Band Hero
Guitar Hero: Pop Edition.
On the DS, Band Hero is compatible with existing Guitar Hero DS grips and also comes with a smart silicone sleeve that transforms the face buttons into four drum pads. Apart from the long-forgotten Daigassou! Band Brothers - which was supposed to materialise as Jam with the Band in the West, but never did - it's the first full band game for the handheld. It supports guitar, bass, drums and vocals through the DS microphone. The peripherals don't fit the DSi, which makes it incompatible with the game, but with 82 million DS Lites in the world Activision doesn't seem too worried about that. More troubling is the lack of any single-cart multiplayer at all; for the full band experience, you need four copies of Band Hero, which would cost almost as much as a set of Rock Band instruments
Most interestingly, Vicarious Visions is taking advantage of the DS and Wii's inexplicably neglected connectivity for those versions of the game. Without the need for a game card, the DS can function as a setlist editor - so people who aren't playing can choose and rearrange songs whilst waiting their turn, like a karaoke touch-screen. It'll also show stats from the current song, like the difficulty and each player's performance data. As a way of keeping people involved when they're not performing, it makes a lot of sense.

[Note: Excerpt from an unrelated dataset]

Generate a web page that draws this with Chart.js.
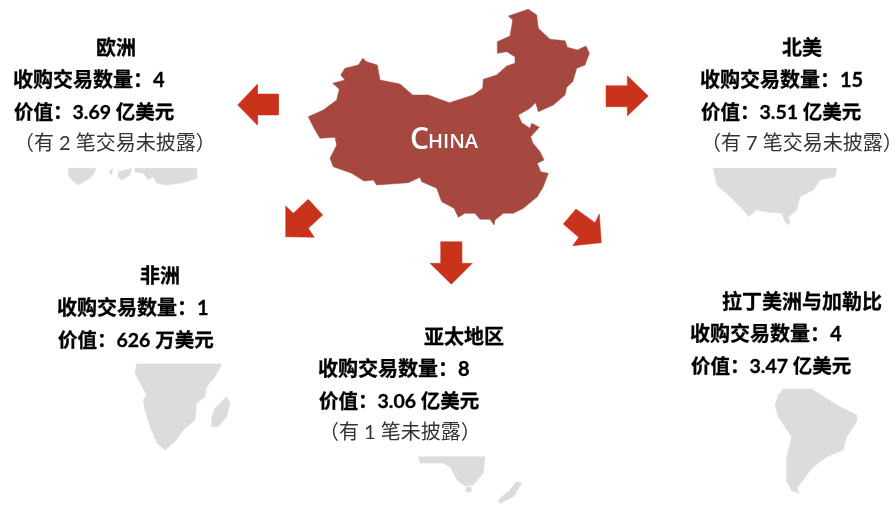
<!DOCTYPE html>
<html>
<head>
<meta charset="utf-8">
<script src="https://cdn.jsdelivr.net/npm/chart.js@4"></script>
<style>
  body { margin: 0; background: #fff; }
  canvas { display: block; }
</style>
</head>
<body>
<canvas id="myChart" width="895" height="506"></canvas>
<script>
// Texte des régions
const regions = ["欧洲", "北美", "非洲", "亚太地区", "拉丁美洲与加勒比"];
const dealCounts = ["4", "15", "1", "8", "4"];
const dealValues = ["3.69 亿美元", "3.51 亿美元", "626 万美元", "3.06 亿美元", "3.47 亿美元"];
const undisclosedNotes = ["（有 2 笔交易未披露）", "（有 7 笔交易未披露）", "", "（有 1 笔未披露）", ""];

// Contours, [x, y]
const chinaShape = [[508.3,16],[528.3,9.3],[536.7,15],[538.3,28.3],[550,39.3],[565,40.7],[567.3,47.3],[577.3,50],[586,46],[589.3,53.3],[585,65],[576.7,68.3],[572.7,81.7],[566.7,87.3],[565,95],[553.3,105],[538.3,111.7],[535.7,102.7],[530,108.3],[518.3,115],[521.7,122.7],[530,128.3],[531.7,123.3],[539.3,127.3],[530.7,136.7],[532.7,142.7],[540,151.7],[544,160],[537.3,163.3],[540.7,171.7],[548.3,173.3],[543.3,186.7],[537.3,196.7],[523.3,208.3],[513.3,213.3],[503.3,213.3],[495,220],[494,225],[490,219.3],[480,219.3],[475,213.3],[465,213.3],[458.3,217.3],[454,208.3],[441.7,201.7],[436.7,188.3],[421.7,181.7],[420,177.3],[408.3,182.7],[376.7,185],[373.3,180],[364,181],[351.7,173.3],[333.3,166.7],[330,158.3],[336.7,145],[335,137.3],[320,138.3],[314,128.3],[308.3,116.7],[323.3,110],[336.7,100],[339.3,89.3],[332.7,83.3],[345,80],[340.7,75],[345,68.3],[358.3,65],[362.7,58.3],[366.7,61.7],[377.3,65],[380,80],[400,84],[412.7,95],[428.3,95],[449.3,102.7],[473.3,95],[482.7,88.3],[483.3,79.3],[496.7,75],[506.7,66],[515,63.3],[515,56.7],[506.7,51.7],[497.3,53.3],[497.3,41.7],[510,36],[512.7,20]];

const arrowLeft = [[237.7,105],[257.3,84.3],[257.3,94],[278.3,94],[278.3,115],[257.3,115],[257.3,125]];
const arrowRight = [[606,85.7],[627.3,85.7],[627.3,75.7],[648.3,96],[627.3,116],[627.3,106.7],[606,106.7]];
const arrowDown = [[440.7,241.7],[461.7,241.7],[461.7,263.3],[472.3,263.3],[451.3,284.3],[430,263.3],[440.7,263.3]];
const arrowSouthWest = [[285.7,206],[293.3,213.3],[308.3,199.3],[322.7,215],[308.3,228.3],[314.3,237.3],[285,236.7]];
const arrowSouthEast = [[576,209],[595,222.7],[599.3,214],[601.3,242.7],[572.7,245.7],[578.7,237.3],[563.3,224]];

const europeShapes = [
  [[68.3,168.3],[96,168.3],[93.3,175],[86.7,180],[78.3,185],[71.7,180],[68.3,175]],
  [[108.3,171.7],[112.7,168.3],[111.7,175]],
  [[118.3,171.7],[131.7,168.3],[130,175],[121.7,180],[118.3,176.7]],
  [[135,168.3],[196.7,168.3],[196.7,178.3],[183.3,182.7],[166.7,185],[156.7,183.3],[153.3,176.7],[148.3,180],[143.3,173.3],[135,171.7]]
];
const northAmericaShape = [[713.3,168.3],[836.7,168.3],[835,176.7],[820,180],[813.3,190],[800,196.7],[796.7,210],[788.3,216.7],[790,225],[785,221.7],[781.7,213.3],[765,211.7],[756.7,210],[748.3,216.7],[743.3,210],[730,196.7],[716.7,185]];
const greatLakesShape = [[775,173],[783,178],[790,176],[795,185],[785,183],[778,187]];
const africaShape = [[136.7,364],[221.7,364],[215,376.7],[206.7,386.7],[205,396.7],[196.7,403.3],[195,420],[183.3,430],[175,441.7],[165,450],[157.3,443.3],[150,426.7],[145,410],[143.3,400],[146.7,395],[140,383.3],[135,373.3]];
const madagascarShape = [[226.7,396.7],[230,403.3],[226.7,416.7],[218.3,426.7],[211.7,426.7],[211.7,416.7],[215,408.3]];
const australiaShape = [[418.3,456.7],[485,456.7],[483.3,473],[473.3,485],[465,486],[457,480],[450,466.7],[443,463],[420,463]];
const tasmaniaShape = [[466,487],[471,487],[471,492],[467,492]];
const newZealandShape = [[516.7,481.7],[521.7,483.3],[513.3,496.7],[500,503.3],[498.3,500],[510,490]];
const latinAmericaShape = [[783.3,389],[811.7,389],[836.7,405],[856.7,415],[856.7,421.7],[846.7,436.7],[843.3,450],[826.7,456.7],[811.7,468.3],[803.3,480],[796.7,488.3],[799.3,493.3],[791.7,490.7],[786,480],[786.7,456.7],[791.7,436.7],[778.3,416.7],[775,405],[778.3,395]];

const greyShapes = [...europeShapes, northAmericaShape, africaShape, madagascarShape, australiaShape, tasmaniaShape, newZealandShape, latinAmericaShape];
const redArrows = [arrowLeft, arrowRight, arrowDown, arrowSouthWest, arrowSouthEast];

// Position des blocs de texte
const textBlocks = [
  { titleX: 116, x: 13, y: 49, noteX: 14 },
  { titleX: 802, x: 700, y: 49, noteX: 701 },
  { titleX: 160, x: 57, y: 277, noteX: 58 },
  { titleX: 464, x: 318, y: 338, noteX: 319 },
  { titleX: 802, x: 690, y: 303, noteX: 691 }
];
const LINE_GAP = 32;
const CJK = '"Noto Sans CJK SC"';

function shapeDataset(shape, color) {
  return {
    data: [...shape, shape[0]].map(p => ({ x: p[0], y: p[1] })),
    showLine: true,
    fill: "shape",
    backgroundColor: color,
    borderColor: color,
    borderWidth: 0.5,
    pointRadius: 0,
    tension: 0
  };
}

const textPlugin = {
  id: "textes",
  afterDatasetsDraw(chart) {
    const { ctx, scales } = chart;
    const px = v => scales.x.getPixelForValue(v);
    const py = v => scales.y.getPixelForValue(v);
    // texte gras un peu plus épais, comme l'original
    const boldText = (txt, x, y) => {
      ctx.fillText(txt, x, y);
      ctx.strokeText(txt, x, y);
    };

    ctx.save();
    ctx.textBaseline = "middle";
    ctx.fillStyle = "#000";
    ctx.strokeStyle = "#000";
    ctx.lineWidth = 0.3;
    textBlocks.forEach((b, i) => {
      ctx.font = `bold 20px Lato, ${CJK}`;
      ctx.textAlign = "center";
      boldText(regions[i], px(b.titleX), py(b.y));
      ctx.textAlign = "left";
      boldText(`收购交易数量：${dealCounts[i]}`, px(b.x), py(b.y + LINE_GAP));
      ctx.font = `bold 19.5px Lato, ${CJK}`;
      boldText(`价值：${dealValues[i]}`, px(b.x + 1), py(b.y + LINE_GAP * 2));
      if (undisclosedNotes[i]) {
        ctx.font = `20px Lato, ${CJK}`;
        ctx.fillStyle = "#333";
        ctx.fillText(undisclosedNotes[i], px(b.noteX), py(b.y + LINE_GAP * 3 - 1));
        ctx.fillStyle = "#000";
      }
    });

    // Libellé sur la carte
    ctx.fillStyle = "#fff";
    ctx.font = '600 30px "Open Sans"';
    ctx.fillText("C", px(410), py(140));
    ctx.font = '600 20px "Open Sans"';
    ctx.fillText("HINA", px(428), py(142));
    ctx.restore();
  }
};

const datasets = [
  ...greyShapes.map(s => shapeDataset(s, "#dcdcdc")),
  shapeDataset(greatLakesShape, "#ffffff"),
  shapeDataset(chinaShape, "#a64840"),
  ...redArrows.map(s => shapeDataset(s, "#c9321b"))
];

new Chart(document.getElementById("myChart"), {
  type: "scatter",
  data: { datasets },
  options: {
    responsive: false,
    animation: false,
    layout: { padding: 0 },
    plugins: { legend: { display: false }, tooltip: { enabled: false } },
    scales: {
      x: { type: "linear", min: 0, max: 895, display: false },
      y: { type: "linear", min: 0, max: 506, reverse: true, display: false }
    }
  },
  plugins: [textPlugin]
});
</script>
</body>
</html>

There's also a four-player Wii/DS multiplayer mode for cartless download called Roadie Battle. Two guitarists can play head-to-head on the Wii whilst two players with DSes play a series of frantic mini-games trying to sabotage each other's equipment; unscrewing things from amps, setting things on fire, cutting strings, switching wires around. That all has an effect on what's happening on the Wii screen, turning on lefty flip or making the notes flash crazily like in GH's sometimes-detestable Battle mode. The guitar players then have to shout instructions at the roadies telling them what to fix, and the DS players have to split their time between sabotage and repairing. Vicarious Visions sees it as a way of, for instance, involving parents who'll happily play games with their kids but can't get to grips with plastic guitars.
The game plays exactly like Guitar Hero, which means that there's absolutely nothing to complain about. Band Hero won't be plagued with the basic problems that less scrupulous rip-off music games suffer from, like terrible note charts or a stupid interface. By using the Guitar Hero engine, Band Hero ensures a measure of familiarity, but the track selection and general attitude couldn't be further removed. It's a clever attempt at expanding the music-game audience beyond the college boys and mid-thirties men with whom Rock Band and Guitar Hero's music selection strikes a chord.

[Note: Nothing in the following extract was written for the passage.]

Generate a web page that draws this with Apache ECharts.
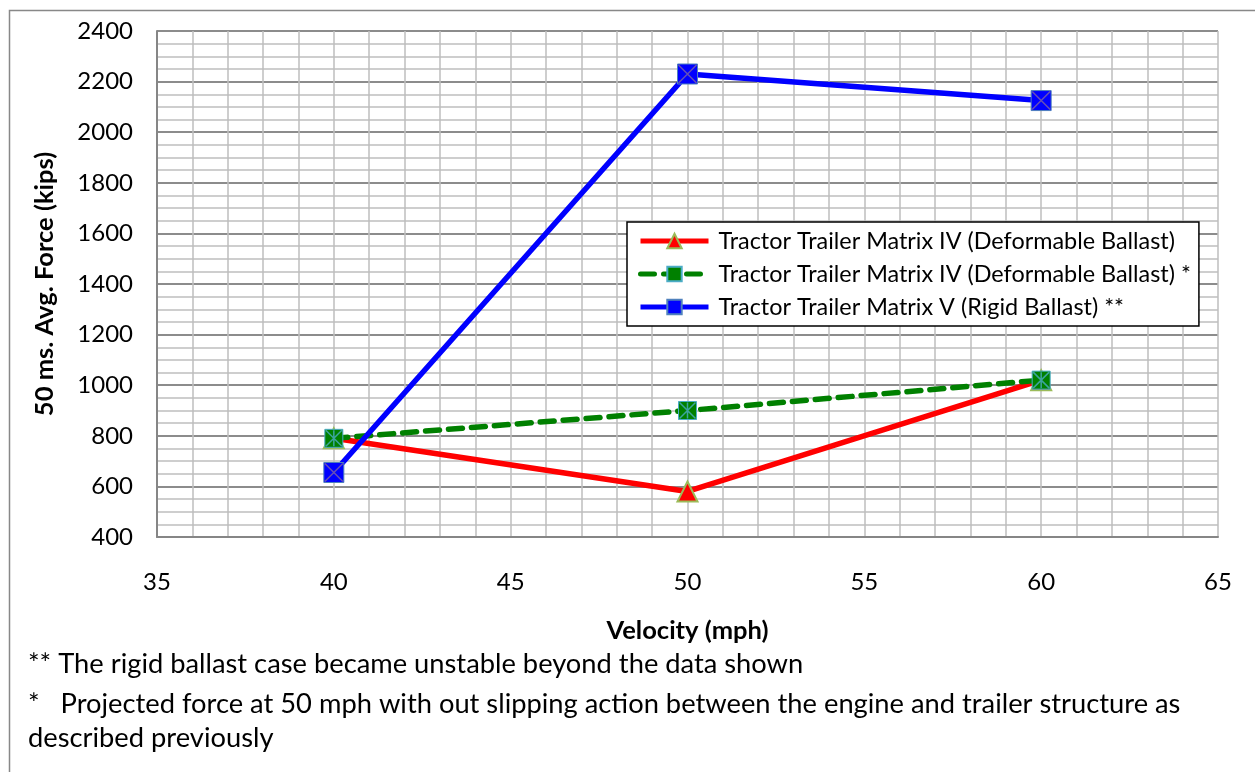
<!DOCTYPE html>
<html><head><meta charset="utf-8">
<script src="https://cdn.jsdelivr.net/npm/echarts@6/dist/echarts.min.js"></script>
<style>html,body{margin:0;padding:0;background:#fff}#c{width:1255px;height:772px}</style>
</head><body><div id="c"></div>
<script>
const velocities = [40, 50, 60];
const matrixIV = [790, 580, 1020];
const matrixIVProjected = [790, 900, 1020];
const matrixVRigid = [655, 2230, 2125];
const seriesNames = [
  'Tractor Trailer Matrix IV (Deformable Ballast)',
  'Tractor Trailer Matrix IV (Deformable Ballast) *',
  'Tractor Trailer Matrix V (Rigid Ballast) **'
];
const footnotes = [
  '** The rigid ballast case became unstable beyond the data shown',
  '*   Projected force at 50 mph with out slipping action between the engine and trailer structure as',
  'described previously'
];
const FONT = 'Lato';
const pts = arr => velocities.map((v, i) => [v, arr[i]]);
const chart = echarts.init(document.getElementById('c'), null, {renderer: 'canvas'});
const xPath = 'path://M0,0L10,10M10,0L0,10';
const starPath = 'path://M0,0L10,10M10,0L0,10M5,0L5,10';
chart.setOption({
  animation: false,
  textStyle: {fontFamily: FONT},
  grid: {left: 157, right: 37, top: 31, bottom: 235},
  xAxis: {
    type: 'value', min: 35, max: 65, interval: 5,
    name: 'Velocity (mph)', nameLocation: 'middle', nameGap: 81,
    nameTextStyle: {fontSize: 25.5, fontWeight: 'bold', color: '#000', fontFamily: FONT},
    axisLine: {show: true, lineStyle: {color: '#868686', width: 2}},
    axisTick: {show: false},
    axisLabel: {fontSize: 24, color: '#000', margin: 33, fontFamily: FONT},
    splitLine: {show: true, lineStyle: {color: '#BEBEBE', width: 1.5}},
    minorTick: {show: false, splitNumber: 5},
    minorSplitLine: {show: true, lineStyle: {color: '#BEBEBE', width: 1.5}}
  },
  yAxis: {
    type: 'value', min: 400, max: 2400, interval: 200,
    name: '50 ms. Avg. Force (kips)', nameLocation: 'middle', nameGap: 99,
    nameTextStyle: {fontSize: 25.5, fontWeight: 'bold', color: '#000', fontFamily: FONT},
    axisLine: {show: true, lineStyle: {color: '#868686', width: 2}},
    axisTick: {show: false},
    axisLabel: {fontSize: 24, color: '#000', margin: 24, fontFamily: FONT, formatter: v => String(v)},
    splitLine: {show: true, lineStyle: {color: '#8C8C8C', width: 2}},
    minorTick: {show: false, splitNumber: 4},
    minorSplitLine: {show: true, lineStyle: {color: '#BEBEBE', width: 1.5}}
  },
  legend: {
    orient: 'vertical', left: 627, top: 222,
    data: seriesNames,
    backgroundColor: '#fff', borderColor: '#000', borderWidth: 1.5,
    padding: [7, 8, 7, 11], itemGap: 9, itemWidth: 68, itemHeight: 18,
    lineStyle: {width: 5},
    textStyle: {fontSize: 23.4, color: '#000', fontFamily: FONT, lineHeight: 24, padding: [0, 0, 0, 5]}
  },
  series: [
    {
      name: seriesNames[0], type: 'line', data: pts(matrixIV), z: 3,
      lineStyle: {color: '#FF0000', width: 5.5},
      symbol: 'triangle', symbolSize: 20,
      itemStyle: {color: '#FF0000', borderColor: '#9BBB59', borderWidth: 2}
    },
    {
      name: seriesNames[1], type: 'line', data: pts(matrixIVProjected), z: 4,
      lineStyle: {color: '#008000', width: 5.5, type: [14, 9], cap: 'round'},
      symbol: 'rect', symbolSize: 18,
      itemStyle: {color: '#008000', borderColor: '#4BACC6', borderWidth: 1}
    },
    {
      name: seriesNames[2], type: 'line', data: pts(matrixVRigid), z: 5,
      lineStyle: {color: '#0000FF', width: 5.5},
      symbol: 'rect', symbolSize: 20,
      itemStyle: {color: '#0000FF', borderColor: '#4F81BD', borderWidth: 1}
    },
    {
      name: 'starOverlay', type: 'scatter', data: pts(matrixIVProjected), z: 6,
      symbol: starPath, symbolSize: 16, silent: true,
      itemStyle: {color: 'rgba(0,0,0,0)', borderColor: '#4BACC6', borderWidth: 1.5}
    },
    {
      name: 'xOverlay', type: 'scatter', data: pts(matrixVRigid), z: 7,
      symbol: xPath, symbolSize: 18, silent: true,
      itemStyle: {color: 'rgba(0,0,0,0)', borderColor: '#8064A2', borderWidth: 1.5}
    }
  ],
  graphic: [
    {type: 'rect', left: 7, top: 8, shape: {width: 1260, height: 800}, silent: true,
     style: {fill: 'none', stroke: '#888', lineWidth: 1.5}},
    {type: 'text', left: 28, top: 651, style: {text: footnotes[0], font: '27.3px "' + FONT + '"', fill: '#000'}},
    {type: 'text', left: 28, top: 691, style: {text: footnotes[1], font: '27.3px "' + FONT + '"', fill: '#000'}},
    {type: 'text', left: 28, top: 725, style: {text: footnotes[2], font: '27.3px "' + FONT + '"', fill: '#000'}}
  ]
});
</script></body></html>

Band Hero is certainly a canny product. Anyone whose rhythm-action needs are already well-served by Rock Band and Guitar Hero would be tempted to dismiss it as a shallow cash-in attempt, but that's not a fair assessment. It identifies a huge section of the primarily Wii and DS-owning market that isn't already buried in excellent rhythm-action games, but unlike other worthless band game shovelware on those platforms, it's a quality, well-thought-through release that has the gameplay depth to match its hard-rocking stablemates, if not the soundtrack.
Band Hero is due out for DS, PS2, PS3, Wii and Xbox 360 in November.